Homer's warriors hurled stones (such as no man now could lift): the koukouloforoi, fuelled by adrenalin, testosterone, and the joy of destruction, smash sidewalks and pavements to get missles to hurl at the police or through the windows of shops. Blazes shot into the air from Achilleus, the green blaze of lazer pointers shoots from the koukouloforoi.
My generation learned of Molotov cocktails from the Hungarian students in 1956 who stood against Russian tanks, and the flames in Budapest came from torches made by the spontaneous lighting of newspapers that first evening when there was still hope. Students standing against tanks takes us to Tianamen Square. The fury in Athens has the dignity of neither, but it, too, is a revolution. The Athenian press calls it polemos -- war. History is wrenched from the pavement to shatter assumptions.

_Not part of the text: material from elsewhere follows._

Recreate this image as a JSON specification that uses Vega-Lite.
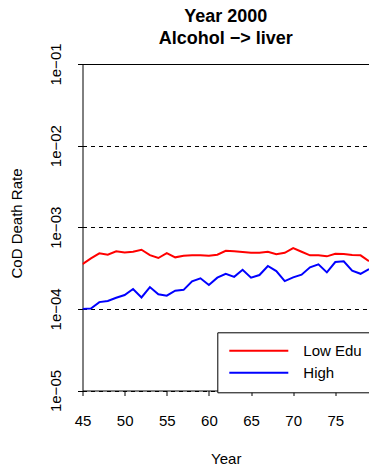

Achilleus raged with unimaginable fury and his fury created such destruction that nature recoiled from him. The river vomited up his his destruction and the gods cried out: Achilleus has destroyed pity!
Saturday when the city was almost quiet, I was walking in a part of Athens new to me and glanced up absent-mindedly to see the soaring north side of the Acropolis -- the Parthenon and the Erechtheum. They came to me like singing rather than sight, singing of order, singing out what this city knows of building and mindfulness.
Then the next day at St. Paul's Anglican Church, the surrounding pavements glittering with shards of glass and burned buildings not twenty feet away, we had a reading from Isaiah:
. . . instead of ashes . . . They shall build up the ancient ruins, they shall raise up the former devastations; they shall repair the ruined cities, the devastations of many generations.